__Given instruction__
Retype the records below from their first line through the line holding "Chart.defaults.color = '#000';", including both ends and no pictures.

******

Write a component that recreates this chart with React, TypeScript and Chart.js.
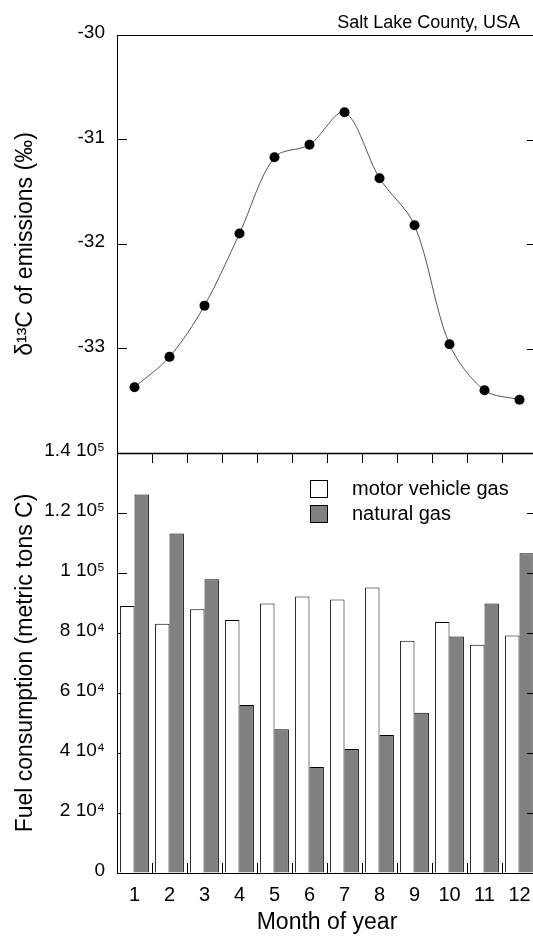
import React, { useEffect, useRef } from 'react';
import { Chart, registerables } from 'chart.js';

Chart.register(...registerables);
Chart.defaults.font.family = '"Liberation Sans", Arial, Helvetica, sans-serif';
Chart.defaults.color = '#000';

// ---- data ----
const months = ['1', '2', '3', '4', '5', '6', '7', '8', '9', '10', '11', '12'];
const delta13C = [-33.37, -33.08, -32.59, -31.9, -31.17, -31.05, -30.74, -31.37, -31.82, -32.96, -33.4, -33.49];
const motorVehicleGas = [89000, 83100, 87900, 84300, 89800, 92200, 91200, 95200, 77400, 83700, 76100, 79200];
const naturalGas = [126200, 113200, 97900, 56000, 47900, 35300, 41300, 46000, 53400, 78800, 89800, 106600];
const deltaTickValues = [-30, -31, -32, -33];
const fuelTickValues = [0, 20000, 40000, 60000, 80000, 100000, 120000, 140000];
const fuelTickLabels = ['0', '2 10⁴', '4 10⁴', '6 10⁴', '8 10⁴', '1 10⁵', '1.2 10⁵', '1.4 10⁵'];
const seriesNames = ['motor vehicle gas', 'natural gas'];
const seriesColors = ['#ffffff', '#808080'];
const panelNote = 'Salt Lake County, USA';

const FONT = '"Liberation Sans", Arial, Helvetica, sans-serif';
const W = 533;

// the plot frame of the original runs a few pixels past the cropped right edge
const extendRight = {
  id: 'extendRight',
  afterLayout(chart: any) {
    const extra = 4;
    const ca = chart.chartArea;
    ca.right += extra;
    ca.width += extra;
    Object.values(chart.scales).forEach((s: any) => {
      if (s.isHorizontal()) {
        s.right += extra;
        s.width += extra;
        s.configure();
      }
    });
  },
};

function drawRightTicks(chart: any, ctx: CanvasRenderingContext2D) {
  const a = chart.chartArea;
  const y = chart.scales.y;
  y.ticks.forEach((_t: any, i: number) => {
    const py = Math.round(y.getPixelForTick(i)) + 0.5;
    ctx.moveTo(a.right - 10, py);
    ctx.lineTo(a.right, py);
  });
}

const topFrame = {
  id: 'topFrame',
  afterDraw(chart: any) {
    const ctx = chart.ctx as CanvasRenderingContext2D;
    const a = chart.chartArea;
    ctx.save();
    ctx.strokeStyle = '#000';
    ctx.lineWidth = 1;
    ctx.beginPath();
    ctx.moveTo(a.left, a.top + 0.5);
    ctx.lineTo(a.right, a.top + 0.5);
    ctx.moveTo(a.right - 0.5, a.top);
    ctx.lineTo(a.right - 0.5, a.bottom);
    drawRightTicks(chart, ctx);
    ctx.stroke();
    ctx.fillStyle = '#000';
    ctx.font = `18px ${FONT}`;
    ctx.textAlign = 'right';
    ctx.textBaseline = 'alphabetic';
    ctx.fillText(panelNote, a.right - 17, a.top - 7);
    ctx.restore();
  },
};

const bottomFrame = {
  id: 'bottomFrame',
  afterDraw(chart: any) {
    const ctx = chart.ctx as CanvasRenderingContext2D;
    const a = chart.chartArea;
    const x = chart.scales.x;
    ctx.save();
    ctx.strokeStyle = '#000';
    ctx.lineWidth = 1.5;
    ctx.beginPath();
    ctx.moveTo(a.left, a.top + 0.5);
    ctx.lineTo(a.right, a.top + 0.5);
    ctx.stroke();
    ctx.lineWidth = 1;
    ctx.beginPath();
    ctx.moveTo(a.right - 0.5, a.top);
    ctx.lineTo(a.right - 0.5, a.bottom);
    drawRightTicks(chart, ctx);
    for (let i = 0; i < months.length - 1; i++) {
      const px = Math.round(x.getPixelForValue(i + 0.5)) + 0.5;
      ctx.moveTo(px, a.top);
      ctx.lineTo(px, a.top + 10);
    }
    ctx.stroke();
    // legend
    const bx = a.left + 193;
    seriesNames.forEach((name, i) => {
      const by = a.top + 27 + i * 25;
      ctx.fillStyle = seriesColors[i];
      ctx.fillRect(bx, by, 18, 18);
      ctx.strokeStyle = '#000';
      ctx.lineWidth = 1;
      ctx.strokeRect(bx + 0.5, by + 0.5, 17, 17);
      ctx.fillStyle = '#000';
      ctx.font = `20px ${FONT}`;
      ctx.textAlign = 'left';
      ctx.textBaseline = 'middle';
      ctx.fillText(name, bx + 42, by + 9);
    });
    ctx.restore();
  },
};

const TOP_H = 493; // chart area bottom at 453
const BOT_TOP = 413; // chart area top at 453
const BOT_H = 937 - BOT_TOP;

export default function App() {
  const topRef = useRef<HTMLCanvasElement>(null);
  const botRef = useRef<HTMLCanvasElement>(null);

  useEffect(() => {
    const top = new Chart(topRef.current as HTMLCanvasElement, {
      type: 'line',
      data: {
        labels: months,
        datasets: [
          {
            label: 'δ13C',
            data: delta13C,
            borderColor: '#555',
            borderWidth: 1,
            pointRadius: 5,
            pointBackgroundColor: '#000',
            pointBorderColor: '#000',
            pointBorderWidth: 0,
            tension: 0.32,
            fill: false,
            clip: false,
          },
        ],
      },
      options: {
        responsive: false,
        animation: false,
        devicePixelRatio: 1,
        layout: { autoPadding: false, padding: { top: 35, right: 0, bottom: 40, left: 0 } },
        plugins: { legend: { display: false }, tooltip: { enabled: false } },
        scales: {
          x: { type: 'category', offset: true, display: false },
          y: {
            min: -34,
            max: -30,
            ticks: {
              stepSize: 1,
              color: '#000',
              font: { size: 19 },
              padding: 22,
              labelOffset: -2,
              callback: (v: any) => (deltaTickValues.includes(Number(v)) ? String(v) : ''),
            },
            grid: { drawOnChartArea: false, tickLength: -10, color: '#000', tickColor: '#000' },
            border: { display: true, color: '#000', width: 1 },
            title: {
              display: true,
              text: 'δ¹³C of emissions (‰)',
              color: '#000',
              font: { size: 23 },
              padding: { top: 12, bottom: 0 },
            },
            afterFit: (s: any) => {
              s.width = 117;
            },
          },
        },
      },
      plugins: [extendRight, topFrame],
    } as any);

    const bot = new Chart(botRef.current as HTMLCanvasElement, {
      type: 'bar',
      data: {
        labels: months,
        datasets: [
          {
            label: seriesNames[0],
            data: motorVehicleGas,
            backgroundColor: seriesColors[0],
            borderColor: '#000',
            borderWidth: 1,
            categoryPercentage: 0.823,
            barPercentage: 1,
          },
          {
            label: seriesNames[1],
            data: naturalGas,
            backgroundColor: seriesColors[1],
            borderColor: '#000',
            borderWidth: 1,
            categoryPercentage: 0.823,
            barPercentage: 1,
          },
        ],
      },
      options: {
        responsive: false,
        animation: false,
        devicePixelRatio: 1,
        layout: { autoPadding: false, padding: { top: 40, right: 0, bottom: 0, left: 0 } },
        plugins: { legend: { display: false }, tooltip: { enabled: false } },
        scales: {
          x: {
            type: 'category',
            offset: true,
            ticks: {
              color: '#000',
              font: { size: 20, lineHeight: 3.2 },
              padding: 0,
              maxRotation: 0,
              autoSkip: false,
            },
            grid: { offset: true, drawOnChartArea: false, tickLength: -10, color: '#000', tickColor: '#000' },
            border: { display: true, color: '#000', width: 1 },
            title: {
              display: true,
              text: 'Month of year',
              color: '#000',
              font: { size: 23 },
              padding: { top: 0, bottom: 1 },
            },
            afterFit: (s: any) => {
              s.height = 64;
            },
          },
          y: {
            min: 0,
            max: 140000,
            ticks: {
              stepSize: 20000,
              color: '#000',
              font: { size: 19 },
              padding: 22,
              labelOffset: -2,
              callback: (v: any) => {
                const i = fuelTickValues.indexOf(Number(v));
                return i >= 0 ? fuelTickLabels[i] : '';
              },
            },
            grid: { drawOnChartArea: false, tickLength: -10, color: '#000', tickColor: '#000' },
            border: { display: true, color: '#000', width: 1 },
            title: {
              display: true,
              text: 'Fuel consumption (metric tons C)',
              color: '#000',
              font: { size: 23 },
              padding: { top: 12, bottom: 0 },
            },
            afterFit: (s: any) => {
              s.width = 117;
            },
          },
        },
      },
      plugins: [extendRight, bottomFrame],
    } as any);

    return () => {
      top.destroy();
      bot.destroy();
    };
  }, []);

  return (
    <div
      style={{
        position: 'absolute',
        left: 0,
        top: 0,
        width: W,
        height: 937,
        overflow: 'hidden',
        background: '#fff',
      }}
    >
      <canvas
        ref={topRef}
        width={W}
        height={TOP_H}
        style={{ position: 'absolute', left: 0, top: 0, width: W, height: TOP_H }}
      />
      <canvas
        ref={botRef}
        width={W}
        height={BOT_H}
        style={{ position: 'absolute', left: 0, top: BOT_TOP, width: W, height: BOT_H }}
      />
    </div>
  );
}
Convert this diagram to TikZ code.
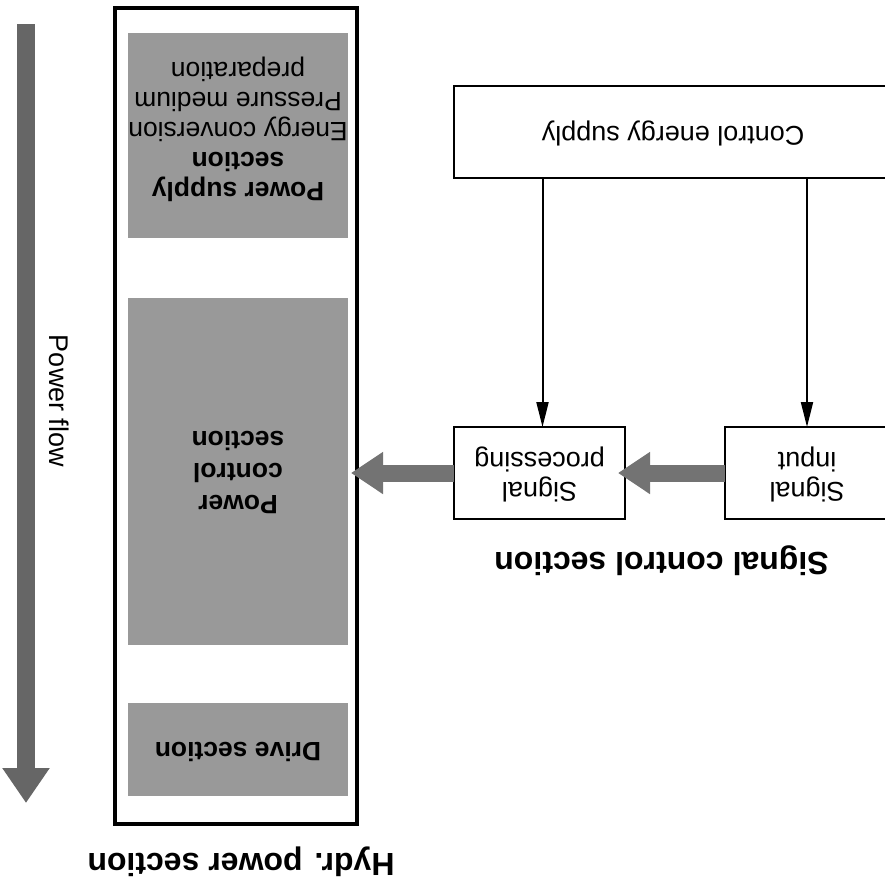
\documentclass[tikz,border=0pt]{standalone}
\usepackage{fontspec}
\setmainfont{Liberation Sans}
\usepackage{graphicx}
\usetikzlibrary{arrows.meta}
\newcommand\upsd[1]{\rotatebox[origin=c]{180}{\begin{tabular}{@{}c@{}}#1\end{tabular}}}
\begin{document}
\begin{tikzpicture}[x=1pt,y=-1pt,
  every node/.style={inner sep=0pt, outer sep=0pt},
  frame/.style={draw, line width=3.6pt, fill=white},
  sbox/.style={draw, line width=2.6pt, fill=white, minimum height=92pt,
    font=\fontsize{27}{30}\selectfont},
  gbox/.style={fill=black!40, minimum width=220pt},
  gtxt/.style={font=\fontsize{26.5}{30}\selectfont},
  ttl/.style={font=\fontsize{32}{36}\selectfont\bfseries},
  fat/.style={draw=black!55, line width=17pt, -{Triangle[width=40pt,length=32pt,fill=black!55]}},
  thinarrow/.style={draw, line width=2pt, -{Triangle[width=12pt,length=25pt]}}]
\clip (0,0) rectangle (885,881);
\fill[white] (0,0) rectangle (885,881);
% hydraulic power section
\node[frame, minimum width=242pt, minimum height=816pt] (hyd) at (236,416) {};
\node[gbox, minimum height=205pt] (gb1) at (238,135.5) {};
\node[gtxt] (gb1t) at (238,128) {\upsd{\bfseries Power supply\\\bfseries section\\Energy conversion\\Pressure medium\\preparation}};
\node[gbox, minimum height=347pt] (gb2) at (238,471.5) {};
\node[gtxt, font=\fontsize{26.5}{32}\selectfont] (gb2t) at (238,470) {\upsd{\bfseries Power\\\bfseries control\\\bfseries section}};
\node[gbox, minimum height=93pt] (gb3) at (238,749.5) {};
\node[gtxt] (gb3t) at (238,748) {\upsd{\bfseries Drive section}};
\node[ttl] (hydt) at (241,861) {\upsd{Hydr. power section}};
% power flow arrow
\coordinate (pfa) at (26,24);
\coordinate (pfb) at (26,803);
\draw[draw=black!60, line width=18pt, -{Triangle[width=45pt,length=35pt,fill=black!60]}] (pfa) -- (pfb);
\node[font=\fontsize{27}{30}\selectfont, rotate=-90] (pft) at (59,401) {Power flow};
% signal control section
\node[sbox, minimum width=438pt] (ceb) at (673,132) {\upsd{Control energy supply}};
\node[sbox, minimum width=171pt] (sp) at (539.5,473) {\upsd{Signal\\processing}};
\node[sbox, minimum width=164pt] (si) at (807,473) {\upsd{Signal\\input}};
\node[ttl] (sct) at (661.5,560) {\upsd{Signal control section}};
\coordinate (spin) at ([xshift=3pt]sp.north);
\draw[thinarrow] (spin |- ceb.south) -- (spin);
\draw[thinarrow] (si.north |- ceb.south) -- (si.north);
\draw[fat, shorten >=-7pt] (si.west) -- (si.west -| sp.east);
\draw[fat, shorten >=-6pt] (sp.west) -- (sp.west -| hyd.east);
\end{tikzpicture}
\end{document}
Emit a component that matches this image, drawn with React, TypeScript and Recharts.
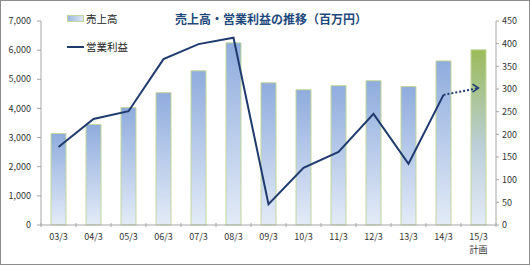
import { Bar, Cell, ComposedChart, Line, XAxis, YAxis } from "recharts";

const categories = ["03/3", "04/3", "05/3", "06/3", "07/3", "08/3", "09/3", "10/3", "11/3", "12/3", "13/3", "14/3", "15/3"];
const subLabels = ["", "", "", "", "", "", "", "", "", "", "", "", "計画"];
const sales = [3140, 3450, 4030, 4540, 5290, 6250, 4880, 4640, 4780, 4950, 4750, 5630, 6010];
const profit = [172, 234, 251, 366, 399, 413, 46, 126, 161, 245, 135, 287, null];
const planProfit = [null, null, null, null, null, null, null, null, null, null, null, 287, 302];
const leftTicks = [0, 1000, 2000, 3000, 4000, 5000, 6000, 7000];
const rightTicks = [0, 50, 100, 150, 200, 250, 300, 350, 400, 450];

const data = categories.map((name, i) => ({
  name,
  sub: subLabels[i],
  sales: sales[i],
  profit: profit[i],
  plan: planProfit[i]
}));

const font = "'Noto Sans CJK JP', 'Noto Sans', sans-serif";
const navy = "#1F3B6E";
const axisGrey = "#A6A6A6";

function XTick(props: any) {
  const { x, y, payload, index } = props;
  const half = payload?.offset ?? 17.5;
  const sub = subLabels[index];
  return (
    <g>
      <line x1={x - half} x2={x - half} y1={y - 2} y2={y + 2} stroke={axisGrey} />
      {index === categories.length - 1 && (
        <line x1={x + half} x2={x + half} y1={y - 2} y2={y + 2} stroke={axisGrey} />
      )}
      <text x={x} y={y + 15} textAnchor="middle" fontSize={9} fill="#333" fontFamily={font}>
        {payload.value}
      </text>
      {sub && (
        <text x={x} y={y + 28} textAnchor="middle" fontSize={9} fill="#333" fontFamily={font}>
          {sub}
        </text>
      )}
    </g>
  );
}

function ArrowDot(props: any) {
  const { cx, cy, index } = props;
  if (index !== categories.length - 1 || cx == null) return <g key={index} />;
  return (
    <path
      key={index}
      d={`M ${cx - 6} ${cy - 4} L ${cx} ${cy} L ${cx - 6} ${cy + 4}`}
      fill="none"
      stroke={navy}
      strokeWidth={1.5}
    />
  );
}

export default function App() {
  return (
    <div
      style={{
        position: "absolute",
        left: 0,
        top: 0,
        width: 530,
        height: 265,
        boxSizing: "border-box",
        border: "1px solid #8C8C8C",
        background: "#fff",
        fontFamily: font
      }}
    >
      <div
        style={{
          position: "absolute",
          left: 174,
          top: 9,
          whiteSpace: "nowrap",
          fontSize: 12,
          fontWeight: 700,
          color: "#1F497D"
        }}
      >
        売上高・営業利益の推移（百万円）
      </div>
      <div style={{ position: "absolute", left: 66, top: 10, display: "flex", alignItems: "center", fontSize: 10.5, color: "#222" }}>
        <span
          style={{
            display: "inline-block",
            width: 17,
            height: 7,
            boxSizing: "border-box",
            border: "1px solid #C3D69B",
            background: "linear-gradient(to right, #9DB8E0, #DCE6F4)",
            marginRight: 2
          }}
        />
        売上高
      </div>
      <div style={{ position: "absolute", left: 66, top: 38, display: "flex", alignItems: "center", fontSize: 10.5, color: "#222" }}>
        <span style={{ display: "inline-block", width: 17, height: 2, background: navy, marginRight: 2 }} />
        営業利益
      </div>
      <ComposedChart width={528} height={263} data={data} margin={{ top: 20, right: 0, bottom: 0, left: 0 }}>
        <defs>
          <linearGradient id="salesGrad" x1="0" y1="0" x2="0" y2="1">
            <stop offset="0%" stopColor="#8FACDD" />
            <stop offset="100%" stopColor="#E3EBF7" />
          </linearGradient>
          <linearGradient id="planGrad" x1="0" y1="0" x2="0" y2="1">
            <stop offset="0%" stopColor="#9BBB59" />
            <stop offset="55%" stopColor="#BCCFD8" />
            <stop offset="100%" stopColor="#E3EBF7" />
          </linearGradient>
        </defs>
        <XAxis
          dataKey="name"
          height={39}
          stroke={axisGrey}
          tickLine={false}
          tickSize={0}
          tickMargin={0}
          tick={<XTick />}
          interval={0}
        />
        <YAxis
          yAxisId="left"
          width={40}
          domain={[0, 7000]}
          ticks={leftTicks}
          tickFormatter={(v) => Number(v).toLocaleString("en-US")}
          stroke={axisGrey}
          tickSize={4}
          tickMargin={6}
          tick={{ fontSize: 9, fill: "#333", fontFamily: font }}
        />
        <YAxis
          yAxisId="right"
          orientation="right"
          width={33}
          domain={[0, 450]}
          ticks={rightTicks}
          stroke={axisGrey}
          tickSize={3}
          tickMargin={3}
          tick={{ fontSize: 9, fill: "#333", fontFamily: font }}
        />
        <Bar yAxisId="left" dataKey="sales" barSize={15} fill="url(#salesGrad)" stroke="#C3D69B" strokeWidth={1} isAnimationActive={false}>
          {data.map((_, i) => (
            <Cell key={i} fill={i === data.length - 1 ? "url(#planGrad)" : "url(#salesGrad)"} />
          ))}
        </Bar>
        <Line yAxisId="right" type="linear" dataKey="profit" stroke={navy} strokeWidth={2} dot={false} isAnimationActive={false} />
        <Line
          yAxisId="right"
          type="linear"
          dataKey="plan"
          stroke={navy}
          strokeWidth={2}
          strokeDasharray="2 2"
          dot={<ArrowDot />}
          activeDot={false}
          isAnimationActive={false}
        />
      </ComposedChart>
    </div>
  );
}
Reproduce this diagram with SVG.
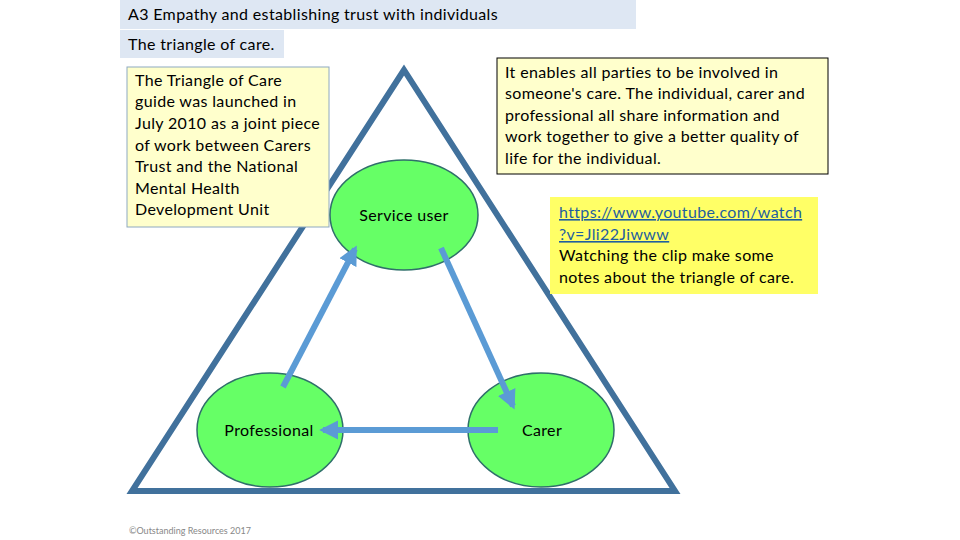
<svg xmlns="http://www.w3.org/2000/svg" width="960" height="540" viewBox="0 0 960 540">
<defs>
<style>
.t{font-family:Lato,"Open Sans","Liberation Sans",sans-serif;font-size:16px;letter-spacing:0.35px;fill:#000}
.node{fill:#66FF66;stroke:#2F6F6A;stroke-width:1.5}
.conn{stroke:#5B9BD5;stroke-width:6;fill:none}
.note{fill:#FFFFCC}
</style>
<marker id="ah" viewBox="0 0 10 10" refX="8" refY="5" markerWidth="3.2" markerHeight="3.2" orient="auto" markerUnits="strokeWidth">
<path d="M0,0 L10,5 L0,10 z" fill="#5B9BD5"/>
</marker>
</defs>
<rect width="960" height="540" fill="#fff"/>
<g id="title">
<rect x="120" y="0" width="516" height="29" fill="#DEE7F3"/>
<text class="t" x="128" y="20">A3 Empathy and establishing trust with individuals</text>
</g>
<g id="subtitle">
<rect x="120" y="30" width="164" height="28" fill="#DEE7F3"/>
<text class="t" x="128" y="50">The triangle of care.</text>
</g>
<g id="triangle">
<polygon points="404,70 132,491 675,491" fill="none" stroke="#41719C" stroke-width="6" stroke-linejoin="miter"/>
</g>
<g id="note-left">
<rect x="127" y="67" width="202" height="160" class="note" stroke="#8EA9C1" stroke-width="1"/>
<text class="t" x="135" y="86">The Triangle of Care</text>
<text class="t" x="135" y="107">guide was launched in</text>
<text class="t" x="135" y="129">July 2010 as a joint piece</text>
<text class="t" x="135" y="151">of work between Carers</text>
<text class="t" x="135" y="172">Trust and the National</text>
<text class="t" x="135" y="194">Mental Health</text>
<text class="t" x="135" y="215">Development Unit</text>
</g>
<g id="note-right">
<rect x="497" y="58" width="331" height="116" class="note" stroke="#000" stroke-width="1"/>
<text class="t" x="505" y="78">It enables all parties to be involved in</text>
<text class="t" x="505" y="99">someone's care.  The individual, carer and</text>
<text class="t" x="505" y="121">professional all share information and</text>
<text class="t" x="505" y="142">work together to give a better quality of</text>
<text class="t" x="505" y="164">life for the individual.</text>
</g>
<g id="note-link">
<rect x="550" y="197" width="268" height="97" fill="#FFFF66"/>
<text class="t" x="559" y="218" style="fill:#1F5F9F;text-decoration:underline">https://www.youtube.com/watch</text>
<text class="t" x="559" y="240" style="fill:#1F5F9F;text-decoration:underline">?v=Jli22Jiwww</text>
<text class="t" x="559" y="261">Watching the clip make some</text>
<text class="t" x="559" y="283">notes about the triangle of care.</text>
</g>
<g id="service-user">
<ellipse class="node" cx="404" cy="215" rx="74" ry="55"/>
<text class="t" x="404" y="221" text-anchor="middle">Service user</text>
</g>
<g id="professional">
<ellipse class="node" cx="270" cy="430" rx="73" ry="57"/>
<text class="t" x="269" y="436" text-anchor="middle">Professional</text>
</g>
<g id="carer">
<ellipse class="node" cx="541" cy="430" rx="73" ry="57"/>
<text class="t" x="542" y="436" text-anchor="middle">Carer</text>
</g>
<g id="connectors">
<line class="conn" x1="283" y1="387" x2="355" y2="249" marker-end="url(#ah)"/>
<line class="conn" x1="441" y1="248" x2="513" y2="406" marker-end="url(#ah)"/>
<line class="conn" x1="498" y1="430" x2="323" y2="430" marker-end="url(#ah)"/>
</g>
<g id="footer">
<text x="129" y="534" style="font-family:Lato,'Liberation Sans',sans-serif;font-size:9px;fill:#888">©Outstanding Resources 2017</text>
</g>
</svg>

******

__Response for this exercise__
Write a component that recreates this chart with React, TypeScript and Chart.js.
import React, { useEffect, useRef } from 'react';
import { Chart, registerables } from 'chart.js';

Chart.register(...registerables);
Chart.defaults.font.family = '"Liberation Sans", Arial, Helvetica, sans-serif';
Chart.defaults.color = '#000';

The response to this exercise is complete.